Ko Htoo Myint Naung, however, was not a person who would back down from any challenge. He knew he had a whole new opportunity opened up for him and for the country and would do whatever it takes to seize it.
The rest is history. Technomation has produced Burmese SMS, Messenger app (instant messenger like whatsapp, google talk, but using SMS as communication instead of internet), dictionary, directory, San Sar Ni Bo (fortune telling) Apps and so on.
“After I sold mobile apps, I got some money. We also bought a car but I didn’t know where I was on the road. It was too troublesome to drive and there was no Google Map yet. There were many satnav (satellite navigation) devices available in foreign countries but not in Myanmar. I really wanted to make one. When I asked people about it, everyone said they were having the same problem as I have, unable to navigate through the streets. It was one problem that every new driver had,” Ko Htoo Myint Naung said.
For every problem is an opportunity. Deep in his heart he knew that he could come up with something that could guide motorists in navigating through the streets in Yangon and Myanmar.
Before long, Technomation was able to produce the Polarstar Navigation Device, available in Myanmar language. It’s not just app this time, instead, it is a combination of hardware device and a software inside which can be installed in vehicles. Street names and places can be searched on it in Myanmar and English languages and it can give directions in voice in Myanmar and in English.
“Polarstar means Du Won Kyal. I named it Polarstar as it will be the guide for car drivers just like the actual northern polar star guiding sea vessels while traversing the vast ocean,” he said
In creating the Polarstar Navigation Device, he struggled technically and financially for over two years but Ko Htoo Myint Naung was able to deliver what the consumers wanted and kept his investors happy.

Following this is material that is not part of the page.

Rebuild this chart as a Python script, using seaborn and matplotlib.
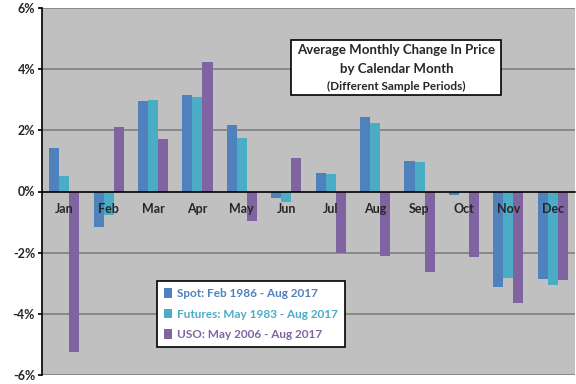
"""Average monthly change in oil price by calendar month (three sample periods)."""
import numpy as np
import pandas as pd
import matplotlib
matplotlib.use("Agg")
import matplotlib.pyplot as plt
from matplotlib.patches import Rectangle, Patch
import seaborn as sns

months = ["Jan", "Feb", "Mar", "Apr", "May", "Jun",
          "Jul", "Aug", "Sep", "Oct", "Nov", "Dec"]
series = ["Spot: Feb 1986 - Aug 2017",
          "Futures: May 1983 - Aug 2017",
          "USO: May 2006 - Aug 2017"]
spot = [1.41, -1.17, 2.97, 3.17, 2.16, -0.20, 0.62, 2.45, 1.01, -0.12, -3.13, -2.87]
futures = [0.52, -0.78, 3.00, 3.10, 1.76, -0.35, 0.56, 2.25, 0.98, 0.00, -2.83, -3.06]
uso = [-5.25, 2.12, 1.73, 4.25, -0.95, 1.11, -2.02, -2.11, -2.64, -2.15, -3.65, -2.90]
colors = ["#4F81BD", "#4BACC6", "#8064A2"]
yticks = [-6, -4, -2, 0, 2, 4, 6]

df = pd.DataFrame({
    "month": months * 3,
    "series": np.repeat(series, len(months)),
    "value": spot + futures + uso,
})

sns.set_style("white")
plt.rcParams["font.family"] = ["Lato", "DejaVu Sans"]

fig = plt.figure(figsize=(5.76, 3.84), dpi=100)
ax = fig.add_axes([42 / 576, 1 - 375 / 384, 533 / 576, 367 / 384])
ax.set_facecolor("#C0C0C0")

sns.barplot(data=df, x="month", y="value", hue="series", order=months,
            hue_order=series, palette=colors, width=0.68, gap=0,
            saturation=1, edgecolor="none", legend=False, ax=ax)

ax.set_axisbelow(False)  # month labels sit on top of the bars
ax.set_xlim(-0.5, len(months) - 0.5)
ax.set_ylim(-6, 6)
ax.set_yticks(yticks)
ax.set_yticklabels([f"{v}%" for v in yticks], fontsize=9, fontweight="bold")
for v in yticks:
    if v != 0:
        ax.axhline(v, color="#808080", lw=1.2, zorder=0.5)

# x axis sits on the zero line, labels centred, ticks between categories
ax.spines["bottom"].set_position(("data", 0))
ax.spines["bottom"].set_color("black")
ax.spines["bottom"].set_linewidth(1.2)
ax.spines["left"].set_color("black")
ax.spines["left"].set_linewidth(1.2)
ax.spines["top"].set_visible(False)
ax.spines["right"].set_visible(False)
ax.set_xticks(range(len(months)))
ax.set_xticklabels(months, fontsize=9, fontweight="bold")
ax.set_xticks(np.arange(0.5, len(months) - 1, 1), minor=True)
ax.tick_params(axis="x", which="major", length=0, pad=8)
ax.tick_params(axis="x", which="minor", length=4, width=1.2, direction="out", color="black")
ax.tick_params(axis="y", length=3, width=1.2, direction="out", color="black", pad=2, left=True)
ax.set_xlabel("")
ax.set_ylabel("")

# title box
ax.add_patch(Rectangle((0.468, 0.763), 0.393, 0.150, transform=ax.transAxes,
                       facecolor="white", edgecolor="black", lw=1.2, zorder=5))
ax.text(0.665, 0.886, "Average Monthly Change In Price", transform=ax.transAxes,
        ha="center", va="center", fontsize=9.5, fontweight="bold", zorder=6)
ax.text(0.665, 0.834, "by Calendar Month", transform=ax.transAxes,
        ha="center", va="center", fontsize=9.5, fontweight="bold", zorder=6)
ax.text(0.665, 0.787, "(Different Sample Periods)", transform=ax.transAxes,
        ha="center", va="center", fontsize=8.5, fontweight="bold", zorder=6)

handles = [Patch(facecolor=c, edgecolor="none") for c in colors]
leg = ax.legend(handles, series, loc="lower left", bbox_to_anchor=(0.215, 0.076),
                borderaxespad=0, frameon=True, fancybox=False, framealpha=1,
                edgecolor="black", handlelength=0.7, handleheight=0.9,
                handletextpad=0.4, labelspacing=0.8, borderpad=0.6,
                prop={"size": 8.5, "weight": "bold"})
leg.get_frame().set_linewidth(1.2)
for txt, c in zip(leg.get_texts(), colors):
    txt.set_color(c)

fig.savefig("out.png", dpi=100)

“It was in 2008 or 2009 when I first came up with it. Now, it is almost ten years. At that time, I produced Polarstar GPS. It was very difficult to sell. The people haven’t used GPS for directions before and so I tried a lot to share knowledge to the buyers. They are so worried,” he said.
At the time he created the Polarstar, the city Nay Pyi Taw emerged and it was a good chance for him to showcase his device. He tried hard for Polar Star to work in Yangon and also in Nay Pyi Taw. Currently, Polarstar can be used all over the country and it is now in its 13th series. Thousands of people are currently using it.
After Polarstar, Technomation’s next application is Startracker, a device created to enable companies to manage their vehicle movements in real time.
“Polarstar and Startrack are the devices created in integration with the technology that is being used to solve the problems that we face every day,” Ko Htoo Myint Naung said.
He said that at present he was fascinated with the idea that Polarstar would be able to steer the vehicles automatically in the future. The latest version of Polarstar already has a camera and Artificial Intelligence (AI) software. It warns drivers when it sees potential dangers on the road. We need more research into this AI where Polarstar can actually take over control of driving.
While there might be a slowdown in business at present, Ko Htoo Myint Naung, remained undaunted of the future and believes that tech-based companies, such as Technomation would play a key role in leading the country’s development.
“As I’ve already faced some hardships in the field, I’m well aware of the opportunities that may appear in this kind of situation,” he said. “If a business is more competitive, there are more chances for success.”
Ko Htoo Myint Naung believe that the only limit to business opportunities in imagination. If a person can dream of something he just needs to work hard to make that dream come true.
Quoting a word from the wise, he said, “A winner never quits. A quitter never wins.”
‘As I’ve already faced some hardships in the field, I’m well aware of the opportunities that may appear in this kind of situation.’